What  most adopters who have had problems with the local authorities have found, other than moving to another area, is that a quick phone call or e-mail to your local MP has had positive and quick results.  This solution is quite good as it alerts the MP that something is amis re inter-country adoption and reminds the LA that they do not stand in isolation.

One time after I had made a complaint about the service I was told by my 'case worker' (I had so many during my adoption I have lost count) "We are just a small team here Cecile.."  I had to remind her that actually she was a link in a very, very long and important chain that went across borders and judicial and social boundaries.  I think it was the first time she had actually seen her role in terms other than the four council walls.

Luckily, there are a few agencies who do concentrate on inter-country adoption and who have their finger on the pulse, with adopters and the process. For the rest it  seems that international adoption or in fact adoption, is fairly new. They are used to dealing with dysfunctional families and are not accustomed to interviewing sound couples, usually bright and intelligent, whose only 'problem' is that their bodies have failed to conceive or (heaven forbid) they choose to give a child in need a home.
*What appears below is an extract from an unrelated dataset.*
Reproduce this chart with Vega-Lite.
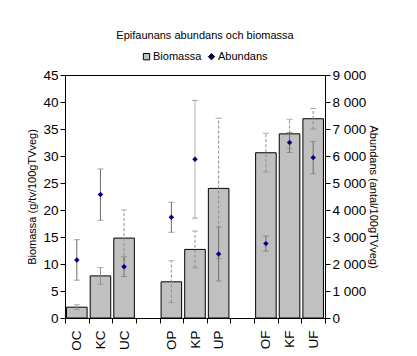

What we believe in the international adoption community, is that we have to educate the social workers.  The adoption is in our interests and we spend hours and hours researching and are pretty well acquainted with all the procedures and the country and everything about their children. Kim's social worker was fascinated to learn about Russia, its kids and the orphanages system.  She arrived one day from visiting a woman who had 6 children all by different fathers and all of them in care. She walked into Kim's spacious lounge and sank down on  the sofa and said, "Talk to me about Russia".